Task objective: Retype all of the data. Every line must match exactly.

Source data:
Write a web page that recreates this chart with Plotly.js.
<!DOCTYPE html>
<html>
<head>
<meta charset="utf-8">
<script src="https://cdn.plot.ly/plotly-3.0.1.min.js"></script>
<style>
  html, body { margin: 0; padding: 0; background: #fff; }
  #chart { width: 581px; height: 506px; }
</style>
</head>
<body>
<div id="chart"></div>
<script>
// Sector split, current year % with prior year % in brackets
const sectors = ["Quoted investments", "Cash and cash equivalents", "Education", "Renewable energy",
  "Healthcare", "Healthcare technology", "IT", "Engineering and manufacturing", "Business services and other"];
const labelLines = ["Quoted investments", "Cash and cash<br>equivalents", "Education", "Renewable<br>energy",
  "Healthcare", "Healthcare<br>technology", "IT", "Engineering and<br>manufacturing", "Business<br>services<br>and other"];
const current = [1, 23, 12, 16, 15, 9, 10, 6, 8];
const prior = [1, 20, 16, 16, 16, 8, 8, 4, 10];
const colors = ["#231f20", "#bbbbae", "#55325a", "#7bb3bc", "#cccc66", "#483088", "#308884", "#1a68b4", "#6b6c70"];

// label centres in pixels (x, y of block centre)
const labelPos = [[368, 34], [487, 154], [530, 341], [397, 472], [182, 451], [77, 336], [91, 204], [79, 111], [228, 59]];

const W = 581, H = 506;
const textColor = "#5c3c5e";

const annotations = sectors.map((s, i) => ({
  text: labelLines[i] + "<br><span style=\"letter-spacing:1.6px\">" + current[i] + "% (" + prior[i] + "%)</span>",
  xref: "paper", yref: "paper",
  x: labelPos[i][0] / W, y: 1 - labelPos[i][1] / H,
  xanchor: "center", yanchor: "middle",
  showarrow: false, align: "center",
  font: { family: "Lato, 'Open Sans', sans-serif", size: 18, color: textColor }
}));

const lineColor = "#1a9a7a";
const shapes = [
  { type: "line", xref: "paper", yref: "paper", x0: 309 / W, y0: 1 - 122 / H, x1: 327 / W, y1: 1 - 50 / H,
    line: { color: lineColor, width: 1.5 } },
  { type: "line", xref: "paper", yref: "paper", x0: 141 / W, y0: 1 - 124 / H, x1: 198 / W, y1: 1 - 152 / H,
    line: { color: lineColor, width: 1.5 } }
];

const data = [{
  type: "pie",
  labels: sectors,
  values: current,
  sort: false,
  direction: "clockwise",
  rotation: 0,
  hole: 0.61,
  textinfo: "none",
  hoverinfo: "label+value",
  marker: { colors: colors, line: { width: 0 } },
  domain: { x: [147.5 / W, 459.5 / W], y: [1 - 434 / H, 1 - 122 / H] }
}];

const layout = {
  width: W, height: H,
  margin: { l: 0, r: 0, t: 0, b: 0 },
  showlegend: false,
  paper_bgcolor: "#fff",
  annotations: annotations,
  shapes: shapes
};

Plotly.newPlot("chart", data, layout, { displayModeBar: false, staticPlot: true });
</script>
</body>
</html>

The response:
Write a web page that recreates this chart with Plotly.js.
<!DOCTYPE html>
<html>
<head>
<meta charset="utf-8">
<script src="https://cdn.plot.ly/plotly-3.0.1.min.js"></script>
<style>
  html, body { margin: 0; padding: 0; background: #fff; }
  #chart { width: 581px; height: 506px; }
</style>
</head>
<body>
<div id="chart"></div>
<script>
// Sector split, current year % with prior year % in brackets
const sectors = ["Quoted investments", "Cash and cash equivalents", "Education", "Renewable energy",
  "Healthcare", "Healthcare technology", "IT", "Engineering and manufacturing", "Business services and other"];
const labelLines = ["Quoted investments", "Cash and cash<br>equivalents", "Education", "Renewable<br>energy",
  "Healthcare", "Healthcare<br>technology", "IT", "Engineering and<br>manufacturing", "Business<br>services<br>and other"];
const current = [1, 23, 12, 16, 15, 9, 10, 6, 8];
const prior = [1, 20, 16, 16, 16, 8, 8, 4, 10];
const colors = ["#231f20", "#bbbbae", "#55325a", "#7bb3bc", "#cccc66", "#483088", "#308884", "#1a68b4", "#6b6c70"];

// label centres in pixels (x, y of block centre)
const labelPos = [[368, 34], [487, 154], [530, 341], [397, 472], [182, 451], [77, 336], [91, 204], [79, 111], [228, 59]];

const W = 581, H = 506;
const textColor = "#5c3c5e";

const annotations = sectors.map((s, i) => ({
  text: labelLines[i] + "<br><span style=\"letter-spacing:1.6px\">" + current[i] + "% (" + prior[i] + "%)</span>",
  xref: "paper", yref: "paper",
  x: labelPos[i][0] / W, y: 1 - labelPos[i][1] / H,
  xanchor: "center", yanchor: "middle",
  showarrow: false, align: "center",
  font: { family: "Lato, 'Open Sans', sans-serif", size: 18, color: textColor }
}));

const lineColor = "#1a9a7a";
const shapes = [
  { type: "line", xref: "paper", yref: "paper", x0: 309 / W, y0: 1 - 122 / H, x1: 327 / W, y1: 1 - 50 / H,
    line: { color: lineColor, width: 1.5 } },
  { type: "line", xref: "paper", yref: "paper", x0: 141 / W, y0: 1 - 124 / H, x1: 198 / W, y1: 1 - 152 / H,
    line: { color: lineColor, width: 1.5 } }
];

const data = [{
  type: "pie",
  labels: sectors,
  values: current,
  sort: false,
  direction: "clockwise",
  rotation: 0,
  hole: 0.61,
  textinfo: "none",
  hoverinfo: "label+value",
  marker: { colors: colors, line: { width: 0 } },
  domain: { x: [147.5 / W, 459.5 / W], y: [1 - 434 / H, 1 - 122 / H] }
}];

const layout = {
  width: W, height: H,
  margin: { l: 0, r: 0, t: 0, b: 0 },
  showlegend: false,
  paper_bgcolor: "#fff",
  annotations: annotations,
  shapes: shapes
};

Plotly.newPlot("chart", data, layout, { displayModeBar: false, staticPlot: true });
</script>
</body>
</html>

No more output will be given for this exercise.